A few months before the 2016 election Hillary Clinton announced an ambitious proposal to double federal funding for community health centers.
Reportedly part of a deal to finally clinch Bernie Sanders’ endorsement in advance of the Democratic National Convention, Clinton’s proposal—and its focus on these community health centers—was seen by many (including myself) as a “first step in a true health-care revolution.” There’s lots of evidence on the efficacy of community health centers, as I wrote at the time:
Numerous studies have confirmed that community health centers provide excellent care. They reduce infant mortality rates, reduce mortality rates for older Americans, reduce racial and ethnic disparities in health outcomes, and more successfully deliver preventative care to high-risk patient populations than non-community health center providers. Their ability to erase deeply entrenched racial health disparities is particularly impressive.
Two new papers out in the latest issue of Health Affairs explore a different question, one that’s particularly interesting in light of the looming repeal or reform of the Affordable Care Act: How did the ACA Medicaid expansions affect community health centers?
The ACA included a few different mechanisms with the potential to improve the fates of community health centers. First, it allocated substantial additional funding in federal grants to the facilities; second, as the chart to the left (from the Kaiser Family Foundation) illustrates, community health centers disproportionately serve low-income patients, exactly the sort of people who were newly eligible for health insurance under the ACA’s Medicaid expansions.
In the first paper, the researchers Xinxin Ha, Qian Luo, and Leighton Ku found that community health centers did indeed benefit from the Medicaid expansions, in the form of more capacity and a higher proportion of patients with insurance. Between 2014 and 2015, community health centers in states that expanded Medicaid “had a 5 percent higher total patient volume, larger shares of Medicaid patients, smaller shares of uninsured patients, and increases in overall visits and mental health visits, compared to centers in non-expansion states,” the researchers write. Meanwhile, the larger federal grant funding associated with the ACA was a bonus, and was associated with “increases in numbers of patients and of overall, medical, and preventive service visits,” according to the paper.

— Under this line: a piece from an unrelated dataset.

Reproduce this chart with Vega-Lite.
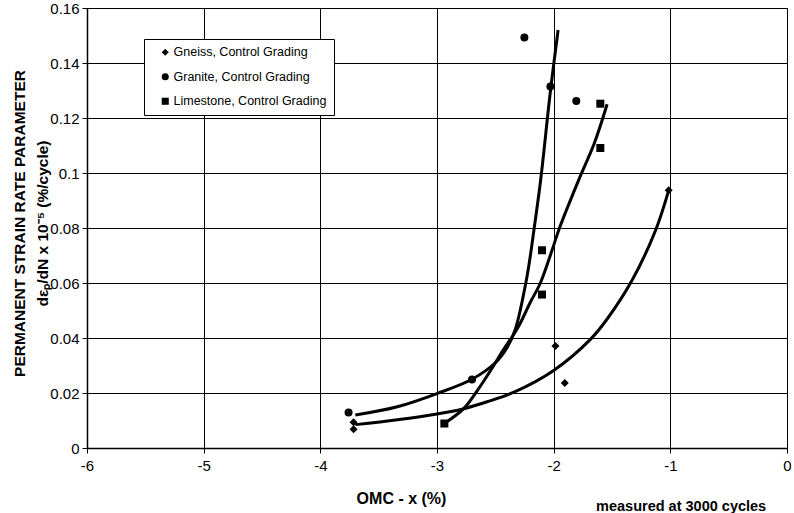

The second paper — by Megan Cole, Omar Galárraga, Ira B. Wilson, Brad Wright, and Amal N. Trivedi — found that the Medicaid expansions did more than just increase the capacity of health centers and the likelihood that patients would have the necessary health insurance to pay for their care; it actually increased the quality of care provided to those patients. Cole and her co-authors found that, in states that expanded Medicaid, patients at the centers received better medical care along four metrics: “asthma treatment, Pap testing, body mass index assessment, and hypertension control,” as they detail in their paper.
The benefits of these facilities are many: They provide high-quality care to patients who other providers can’t, or won’t, serve; they’re governed by and accountable to the very communities they serve; and they’re often a valuable source of jobs in disadvantaged neighborhoods. And while it’s not yet clear how community health centers will fare under an ACA repeal or reform process, it’s certainly a topic that merits discussion.